The funny thing about first-round picks is they lose value the second a team actually uses one to select a player. For years, the Celtics have been amassing picks in hopes of packaging them for something bigger. On the night of the 2019 draft, which lacked when it came to actual player movement, Boston’s draft assets finally became something tangible, as the team selected Romeo Langford, Grant Williams, Carsen Edwards and Tremont Waters with its four picks (while also trading back to pick up future selections.) The assets that were trade bait for so long are now living, breathing players who will need to be developed before they can be moved. And a Celtics team that went into last season as a Finals hopeful now finds itself in the midst of a mini-youth movement.
Perhaps the most interesting aspect of Boston as it trudges forward will be the timeline Danny Ainge puts on his team’s title aspirations. The Celtics may need to take a half-step back before taking two steps forward. Surely there will be lots of discussion this summer about what went wrong for Boston in 2019. One aspect of their disappointment almost certainly had to do with the natural tension between the young core and older players on the roster. The Jayson Tatums and Jaylen Browns of the world had to take something of a backseat with Gordon Hayward and Kyrie Irving healthy last season, which—instead of an up-and-coming team—made Boston something more of a title contender that was also trying to develop young players.
That’s a difficult task to pull off! Now Irving and frontcourt stalwart Al Horford both seem to be on their way out of Boston, but that could force Ainge down a path that has some advantages moving forward. Most notably, handing over the team to Brown and Tatum—a duo that beat Giannis Antetokounmpo and Ben Simmons and Joel Embiid in back-to-back playoff series—could be beneficial in the long-term. Brown and Tatum almost certainly had to sacrifice too much last season with Irving and Hayward in the mix, and putting the team on their schedule makes a lot of sense for the future of the franchise.
For as much as I like to make fun of the Celtics for repeatedly deciding not to acquire a superstar, that hasn’t left the cupboard bare. Tatum and Brown have already been mentioned, while Marcus Smart also remains in the mix on a team-friendly (that means he’s underpaid!) contract. Robert Williams will get more minutes next season. Langford and Williams could prove to be useful. And management could try to bring back Terry Rozier to fill the expected hole at point guard. That group isn’t as sexy as a team headlined by Kyrie and Anthony Davis, but it’s not all doom and gloom for this team either. With Irving and Horford likely walking, Boston should also have some cap room to play with this summer, and if it renounces Rozier, the front office could end up with max space.

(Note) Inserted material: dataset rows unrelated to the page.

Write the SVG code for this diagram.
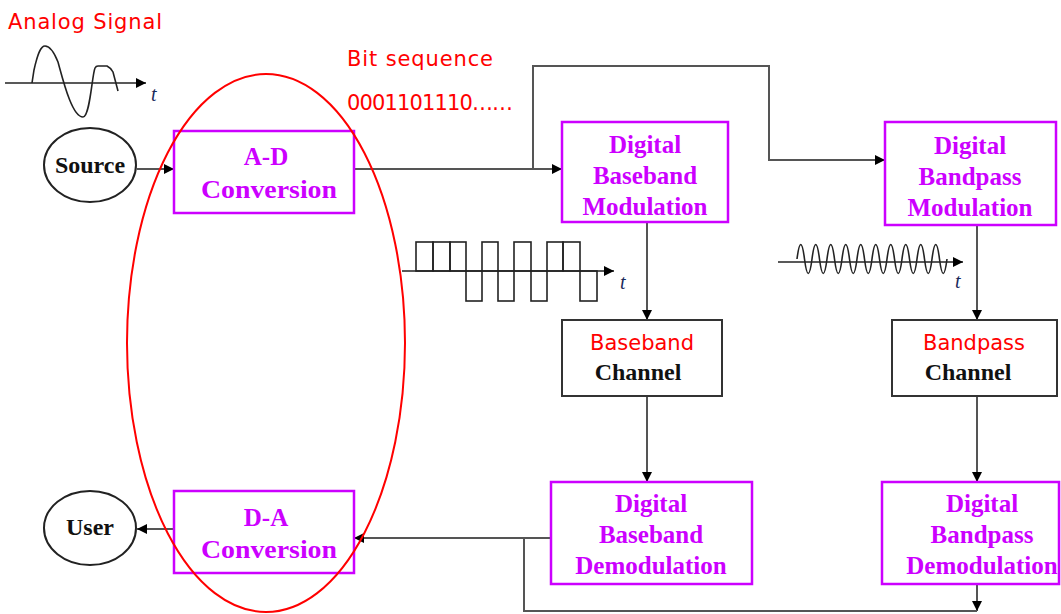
<svg xmlns="http://www.w3.org/2000/svg" width="1061" height="614" viewBox="0 0 1061 614">
<style>
.box{fill:#fff;stroke:#cc00ff;stroke-width:2.5}
.ch{fill:#fff;stroke:#333;stroke-width:2}
.ell{fill:#fff;stroke:#222;stroke-width:2}
.mt{font-family:"Liberation Serif",serif;font-weight:bold;font-size:25px;fill:#cc00ff;text-anchor:middle}
.bt{font-family:"Liberation Serif",serif;font-weight:bold;font-size:24px;fill:#111;text-anchor:middle}
.rt{font-family:"Comic Sans MS","DejaVu Sans",sans-serif;font-size:21px;fill:#ff0000}
.conn{fill:none;stroke:#555;stroke-width:2}
.wave{fill:none;stroke:#222;stroke-width:1.6}
.tt{font-family:"Liberation Serif",serif;font-style:italic;font-size:20px;fill:#1a2a5a}
</style>
<defs>
<marker id="ah" viewBox="0 0 10 10" refX="10" refY="5" markerWidth="10" markerHeight="10" markerUnits="userSpaceOnUse" orient="auto">
<path d="M0,0 L10,5 L0,10 z" fill="#000"/>
</marker>
</defs>

<g id="labels">
<text class="rt" x="8" y="29" textLength="154">Analog Signal</text>
<text class="rt" x="347" y="66" textLength="146">Bit sequence</text>
<text class="rt" x="347" y="110" textLength="166">0001101110……</text>
</g>

<g id="analog-wave">
<path class="wave" d="M5 83 H146" marker-end="url(#ah)"/>
<path class="wave" d="M32 83 L34 70 C38 52 41 46 45 46 C50 46 54 52 58 62 C63 80 72 117 83 117 C90 117 92 75 95 68 C96 66 97 66 98 66 L107 66 C109 67 111 68 113 72 L118 91"/>
<text class="tt" x="151" y="101">t</text>
</g>

<g id="square-wave">
<path class="wave" d="M402 271 H614" marker-end="url(#ah)"/>
<g class="wave">
<rect x="416" y="242" width="17" height="29"/>
<rect x="433" y="242" width="17" height="29"/>
<rect x="450" y="242" width="16" height="29"/>
<rect x="466" y="271" width="16" height="30"/>
<rect x="482" y="242" width="16" height="29"/>
<rect x="498" y="271" width="16" height="30"/>
<rect x="514" y="242" width="17" height="29"/>
<rect x="531" y="271" width="16" height="30"/>
<rect x="547" y="242" width="16" height="29"/>
<rect x="563" y="242" width="17" height="29"/>
<rect x="580" y="271" width="17" height="30"/>
</g>
<text class="tt" x="620" y="289">t</text>
</g>

<g id="sine-wave">
<path class="wave" d="M778 262 H963" marker-end="url(#ah)"/>
<path class="wave" d="M797 259 q3.75 -29 7.5 0 q3.75 29 7.5 0 q3.75 -29 7.5 0 q3.75 29 7.5 0 q3.75 -29 7.5 0 q3.75 29 7.5 0 q3.75 -29 7.5 0 q3.75 29 7.5 0 q3.75 -29 7.5 0 q3.75 29 7.5 0 q3.75 -29 7.5 0 q3.75 29 7.5 0 q3.75 -29 7.5 0 q3.75 29 7.5 0 q3.75 -29 7.5 0 q3.75 29 7.5 0 q3.75 -29 7.5 0 q3.75 29 7.5 0 q3.75 -29 7.5 0 q3.75 29 7.5 0"/>
<text class="tt" x="955" y="288">t</text>
</g>

<g id="connectors">
<path class="conn" d="M137 169 H174" marker-end="url(#ah)"/>
<path class="conn" d="M354 169 H562" marker-end="url(#ah)"/>
<path class="conn" d="M533 169 V66 H769 V160 H885" marker-end="url(#ah)"/>
<path class="conn" d="M647 222 V320" marker-end="url(#ah)"/>
<path class="conn" d="M647 396 V482" marker-end="url(#ah)"/>
<path class="conn" d="M977 225 V320" marker-end="url(#ah)"/>
<path class="conn" d="M977 396 V482" marker-end="url(#ah)"/>
<path class="conn" d="M977 584 V611" marker-end="url(#ah)"/>
<path class="conn" d="M977 611 H524 V538"/>
<path class="conn" d="M551 538 H354" marker-end="url(#ah)"/>
<path class="conn" d="M174 529 H137" marker-end="url(#ah)"/>
</g>

<g id="source">
<ellipse class="ell" cx="90" cy="165" rx="46" ry="37"/>
<text class="bt" x="90" y="173">Source</text>
</g>

<g id="user">
<ellipse class="ell" cx="90" cy="528" rx="46" ry="37"/>
<text class="bt" x="90" y="535">User</text>
</g>

<g id="ad-conversion">
<rect class="box" x="174" y="131" width="180" height="82"/>
<text class="mt" x="266" y="165">A-D</text>
<text class="mt" x="269" y="198" textLength="136" lengthAdjust="spacingAndGlyphs">Conversion</text>
</g>

<g id="da-conversion">
<rect class="box" x="174" y="491" width="180" height="82"/>
<text class="mt" x="266" y="526">D-A</text>
<text class="mt" x="269" y="558" textLength="136" lengthAdjust="spacingAndGlyphs">Conversion</text>
</g>

<g id="baseband-mod">
<rect class="box" x="562" y="122" width="166" height="100"/>
<text class="mt" x="645" y="153">Digital</text>
<text class="mt" x="645" y="184">Baseband</text>
<text class="mt" x="645" y="215">Modulation</text>
</g>

<g id="bandpass-mod">
<rect class="box" x="885" y="122" width="171" height="103"/>
<text class="mt" x="970" y="154">Digital</text>
<text class="mt" x="970" y="185">Bandpass</text>
<text class="mt" x="970" y="216">Modulation</text>
</g>

<g id="baseband-channel">
<rect class="ch" x="562" y="320" width="160" height="76"/>
<text class="rt" x="642" y="350" text-anchor="middle" font-size="22">Baseband</text>
<text class="bt" x="638" y="380">Channel</text>
</g>

<g id="bandpass-channel">
<rect class="ch" x="892" y="320" width="165" height="76"/>
<text class="rt" x="974" y="350" text-anchor="middle" font-size="22">Bandpass</text>
<text class="bt" x="968" y="380">Channel</text>
</g>

<g id="baseband-demod">
<rect class="box" x="551" y="482" width="201" height="102"/>
<text class="mt" x="651" y="512">Digital</text>
<text class="mt" x="651" y="543">Baseband</text>
<text class="mt" x="651" y="574">Demodulation</text>
</g>

<g id="bandpass-demod">
<rect class="box" x="882" y="482" width="177" height="102"/>
<text class="mt" x="982" y="512">Digital</text>
<text class="mt" x="982" y="543">Bandpass</text>
<text class="mt" x="982" y="574">Demodulation</text>
</g>

<g id="highlight">
<ellipse cx="266" cy="343" rx="139" ry="269" fill="none" stroke="#ff0000" stroke-width="2"/>
</g>
</svg>
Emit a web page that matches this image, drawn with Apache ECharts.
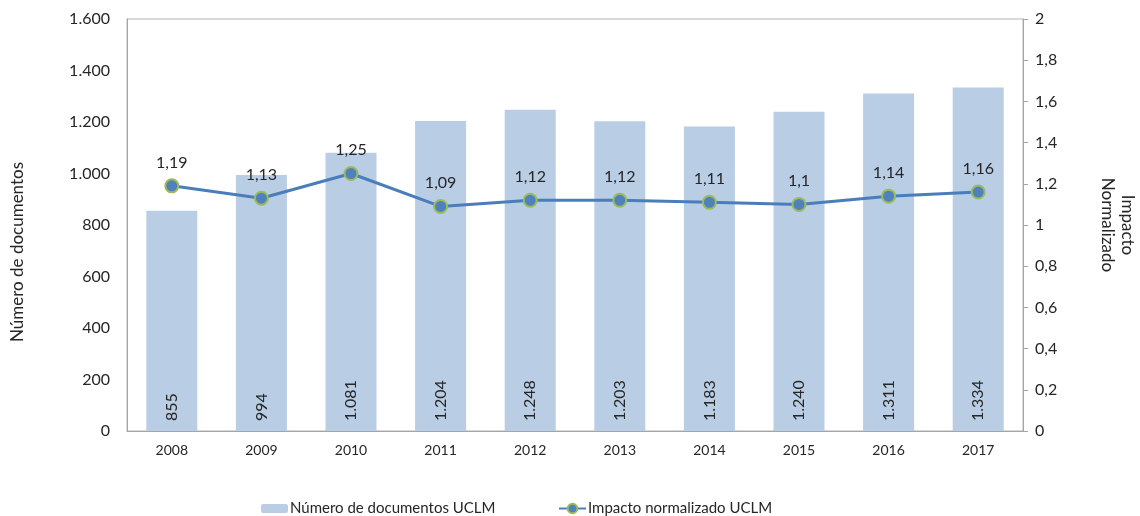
<!DOCTYPE html>
<html>
<head>
<meta charset="utf-8">
<script src="https://cdn.jsdelivr.net/npm/echarts@6/dist/echarts.min.js"></script>
<style>
html,body{margin:0;padding:0;background:#fff;}
#chart{width:1140px;height:516px;}
</style>
</head>
<body>
<div id="chart"></div>
<script>
const years = ['2008','2009','2010','2011','2012','2013','2014','2015','2016','2017'];
const documentos = [855, 994, 1081, 1204, 1248, 1203, 1183, 1240, 1311, 1334];
const impacto = [1.19, 1.13, 1.25, 1.09, 1.12, 1.12, 1.11, 1.10, 1.14, 1.16];
const seriesNames = ['Número de documentos UCLM', 'Impacto normalizado UCLM'];
const axisTitles = ['Número de documentos', 'Impacto\nNormalizado'];

const FONT = 'Lato';
const TXT = '#262626';
function thousands(v){ return String(Math.round(v)).replace(/\B(?=(\d{3})+(?!\d))/g, '.'); }
function dec(v){ return String(Math.round(v*100)/100).replace('.', ','); }

const chart = echarts.init(document.getElementById('chart'));
chart.setOption({
  animation: false,
  textStyle: { fontFamily: FONT },
  grid: { left: 127, right: 117, top: 19, bottom: 85, show: true, borderColor: '#b3b3b3', borderWidth: 1, backgroundColor: 'transparent' },
  legend: [
    { data: [seriesNames[0]], left: 261, top: 501, padding: 0, itemWidth: 27, itemHeight: 9, itemGap: 0,
      textStyle: { fontFamily: FONT, fontSize: 15, color: TXT, padding: [0,0,0,-3] } },
    { data: [seriesNames[1]], left: 558, top: 501, padding: 0, itemWidth: 27, itemHeight: 12,
      textStyle: { fontFamily: FONT, fontSize: 15, color: TXT, padding: [0,0,0,-3] } }
  ],
  xAxis: {
    type: 'category', data: years,
    axisLine: { lineStyle: { color: '#a6a6a6' } },
    axisTick: { show: false },
    axisLabel: { fontFamily: FONT, fontSize: 14, color: TXT, margin: 12 }
  },
  yAxis: [
    { type: 'value', min: 0, max: 1600, interval: 200,
      axisLine: { show: true, lineStyle: { color: '#a6a6a6' } },
      axisTick: { show: false },
      splitLine: { show: false },
      axisLabel: { fontFamily: FONT, fontSize: 16, color: TXT, margin: 17, formatter: thousands } },
    { type: 'value', min: 0, max: 2, interval: 0.2, position: 'right',
      axisLine: { show: true, lineStyle: { color: '#a6a6a6' } },
      axisTick: { show: true, length: 5, lineStyle: { color: '#a6a6a6' } },
      splitLine: { show: false },
      axisLabel: { fontFamily: FONT, fontSize: 16, color: TXT, margin: 12, formatter: dec } }
  ],
  graphic: [
    { type: 'text', x: 18, y: 252, rotation: Math.PI/2,
      style: { text: axisTitles[0], font: '17px ' + FONT, fill: TXT, align: 'center', verticalAlign: 'middle' } },
    { type: 'text', x: 1117, y: 225, rotation: -Math.PI/2,
      style: { text: axisTitles[1], font: '17px ' + FONT, fill: TXT, align: 'center', verticalAlign: 'middle', lineHeight: 20 } }
  ],
  series: [
    { name: seriesNames[0], type: 'bar', data: documentos, yAxisIndex: 0, barWidth: 51,
      itemStyle: { color: '#b9cde5' },
      label: { show: true, position: 'insideBottom', rotate: 90, align: 'left', verticalAlign: 'middle', distance: 10,
        fontFamily: FONT, fontSize: 16, color: TXT, formatter: p => thousands(p.value) } },
    { name: seriesNames[1], type: 'line', data: impacto, yAxisIndex: 1,
      symbol: 'circle', symbolSize: 13,
      lineStyle: { color: '#4a7ebb', width: 3 },
      itemStyle: { color: '#4f81bd', borderColor: '#9bbb59', borderWidth: 2 },
      label: { show: true, position: 'top', distance: 8, fontFamily: FONT, fontSize: 16, color: TXT, formatter: p => dec(p.value) } }
  ]
});
</script>
</body>
</html>
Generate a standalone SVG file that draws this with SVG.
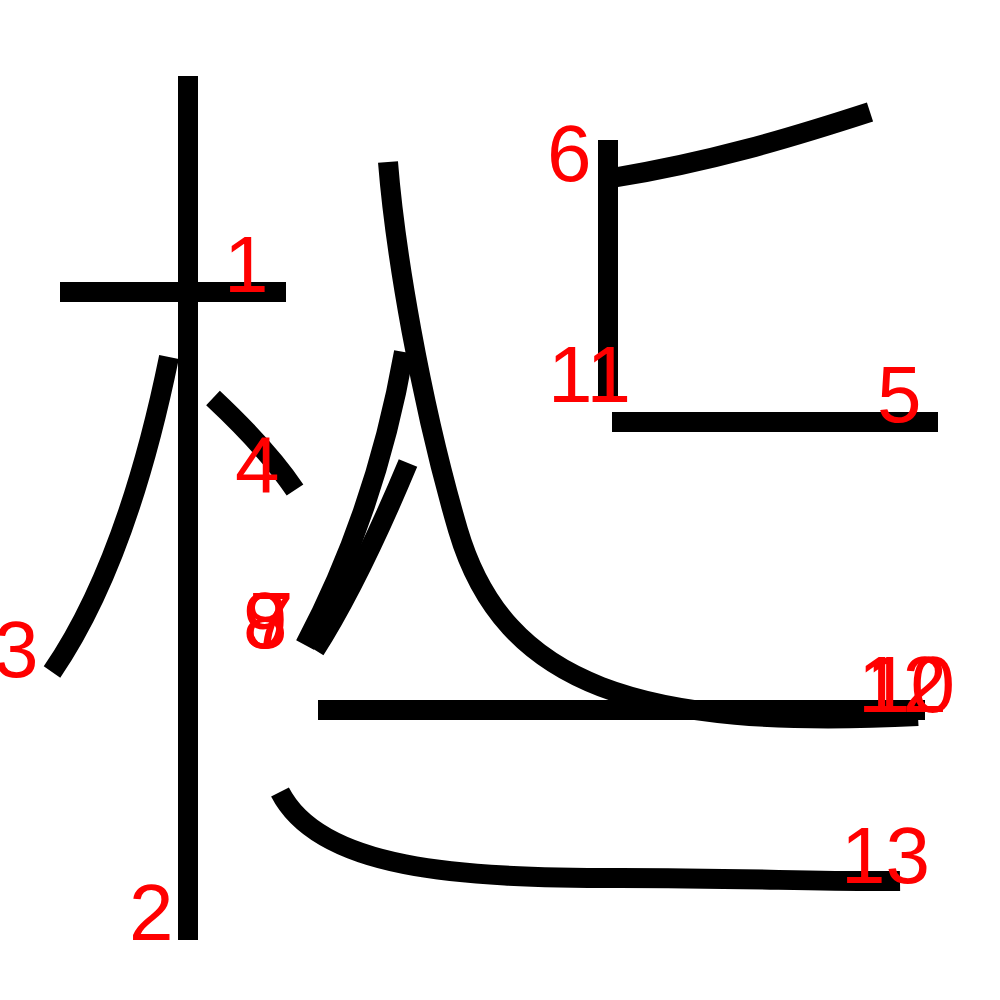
<svg xmlns="http://www.w3.org/2000/svg" width="1000" height="1000" viewBox="0 0 1000 1000">
<style>
.s{fill:none;stroke:#000;stroke-width:20;stroke-linecap:butt;stroke-linejoin:round}
.n{fill:#f00;font-family:"Liberation Sans",Arial,Helvetica,sans-serif;font-size:80px}
</style>
<rect width="1000" height="1000" fill="#fff"/>
<g id="strokes">
<g id="s1"><path class="s" d="M60,292 L286,292"/></g>
<g id="s2"><path class="s" d="M188,76 L188,940"/></g>
<g id="s3"><path class="s" d="M169,357 C150,450 115,580 52,672"/></g>
<g id="s4"><path class="s" d="M213,398 C245,428 275,460 295,490"/></g>
<g id="s5"><path class="s" d="M612,422 L938,422"/></g>
<g id="s6"><path class="s" d="M870,112 C790,138 710,162 612,178"/></g>
<g id="s7"><path class="s" d="M404,352 C385,460 350,560 305,645"/></g>
<g id="s8"><path class="s" d="M408,463 C380,530 350,595 315,650"/></g>
<g id="s10"><path class="s" d="M388,162 C395,250 420,400 458,530 C504,686 640,730 918,716"/></g>
<g id="s11"><path class="s" d="M608,140 L608,402"/></g>
<g id="s12"><path class="s" d="M318,710 L925,710"/></g>
<g id="s13"><path class="s" d="M280,792 C320,870 460,878 620,878 C750,878 820,882 900,881"/></g>
</g>
<g id="labels">
<text class="n" x="224" y="292">1</text>
<text class="n" x="129" y="940">2</text>
<text class="n" x="-6" y="677">3</text>
<text class="n" x="235" y="492">4</text>
<text class="n" x="877" y="422">5</text>
<text class="n" x="547" y="181">6</text>
<text class="n" x="249" y="648">7</text>
<text class="n" x="243" y="648">8</text>
<text class="n" x="243" y="648">9</text>
<text class="n" x="866" y="712">10</text>
<text class="n" x="548" y="402">11</text>
<text class="n" x="858" y="712">12</text>
<text class="n" x="841" y="883">13</text>
</g>
</svg>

The interesting wrinkle in all of this is Hayward. Do the Celtics think he can be the type of player he was when he first signed with the team in 2017? If Hayward returns to All-Star status, then Boston’s hopes of competing for a title, especially as the league gets less top heavy, remain somewhat realistic. But not only does Hayward need to regain his form, he also apparently needs to regain the support of his teammates, who reportedly were upset with the way Brad Stevens handled his re-integration into the lineup last season.
Boston’s hopes of acquiring an Anthony Davis-type talent may be dashed in the short-term, but after catching my breath from laughing, the truth is this summer hasn’t been a complete and total disaster from the Celtics. Losing Irving isn’t ideal, but he also hasn’t proven he can be the best player on a title team—and there are already rumors the Nets don’t want to bring him in without a second star. Horford was Boston’s backbone for so long, but paying him max money when big contracts are on the horizon for younger players also doesn’t seem prudent.
The best thing the Celtics can do is not overreact. If anything, what this summer has done is put them back on a more natural path of team building. Brad Stevens can place the team firmly in the control of the young core, and Ainge can get a better read on the potential Brown and Tatum have to become their own star duo. If Hayward becomes Gordon Hayward again, then Boston will already have one star in place with money to buttress the roster around Brown, Hayward, and Tatum, ideally with more role players and less egos.
The lesson for the Celtics may very well end up being that Danny Ainge can’t have his cake and eat it too. It’s hard to have young guys the team expects to be All-Stars and pair them with vets who command the ball. And it’s hard for that whole team to stay in sync when the front office is repeatedly dangling some combination of them for another player. For at least one season, Ainge should commit to handing over his team to the emerging players on his roster and see what they can make of it. Maybe Tatum and Brown themselves can develop into the championship headliners the Celtics have been desperately seeking. Now that all the wheeling and dealing has left Boston with less stars and more young players, Ainge should try to find out what they can actually do instead of who else they could become.